The most memorable moments are the ones I have had after reading the book, thinking back on the ideas, contemplating it, digesting it.
soo many descriptions of stupid things. Subway cars in Toronto.Buttons on a gadget. Recaps of Casablanca. If you edited out all the extra crap and added some characterisation, say, it would have been an interesting story. As it is I'm within an hour of finishing and don't even care how it ends.
"Great book, awful narration"
I am about half way through the audio of this book and I am thoroughly enjoying the plot. Quite different from the tv series but that's ok for me.
My only complaint is the narration - I find it quite hard to believe in any of the characters as all their accents are the same, regardless of nationality - the New Zealand accent is particularly amusing! I would rather the narrator didnt try to put on different voices for each character if he is going to do it badly.
For me, this really lets the audiobook down which is disappointing as I'm quite fascinated with the subject matter.
First of all - if you are expecting a book of the TV series - forget it. This book was so much better than the TV series which was based (very very loosely) on it.
Robert J Sawyer is a real old fashioned intelligent science fiction writer, the kind that gives your brain a real work out. The information about the real places such as the Large Hadron Collider is woven into the story extremely well giving it depth and believability. The fiction elements are blended in so skillfully that you really have to stop and think about where the science stops and the fiction begins.
The book works on many levels, once the reader has been introduced to the idea of a 'flash forward' glimpse of the future then the real questions start and they come thick and fast. What impact would it have to know in advance that in 20 years you would or would not be famous? How do we know whether the future is fixed and does free will really mean anything? What about the millions of people killed by the event and how do the authorities cope? How do you prove what causd the phenomenon without killing millions more people in the process?

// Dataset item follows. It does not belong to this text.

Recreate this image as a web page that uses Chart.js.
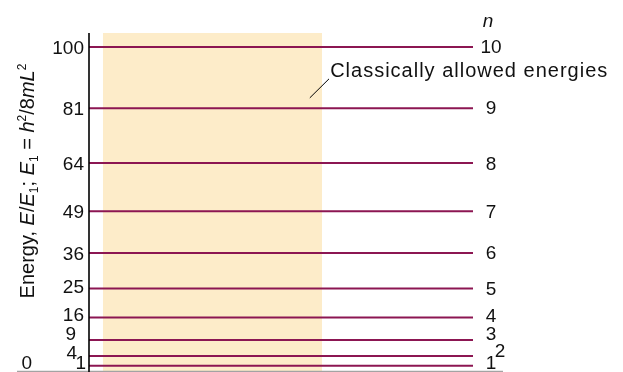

Add to the mix a murder mystery where the crime won't take place for twenty one years and you have a classic sci-fi tale up there with the likes of I-Robot and Foundation. I can't help but think that this would have made a fantastic movie if handled correctly rather than the seriously dumbed down TV series.
As an audio book, the production was great, the narration was excellent and I was hooked from start to finish. More like this please....
Really not worth the trouble - wooden characters with stilted dialogue, lumpen plot and a smattering of futurology: "Windows 9", hovercars and big televisions anyone?
The TV series shares little more than the title. This is probably a good thing as the book lacks all the excitement found in the dramatization.
This is a beautifully written and thought-provoking book which is well read by the narrator. It raises the fascinating questions of how life would change if you could see 20-years into the future, how much that vision would dictate what actually happened in the future and whether or not the future is pre-determined. This is a great read and much better than the TV series.
Decided to see how this compared with the television series and you can see where the TV series gets it's ideas but other then that theres not much link. As with another reviewer I felt the TV series has more drama however this is a very good book and parts 1 and 2 are well written, interesting and make you want to listen to more. However - the ending is dreadful and a major let down and rather ruins the rest of the book. The first 2 parts on their own would have had a rating of 4/5 but the final part is a 1!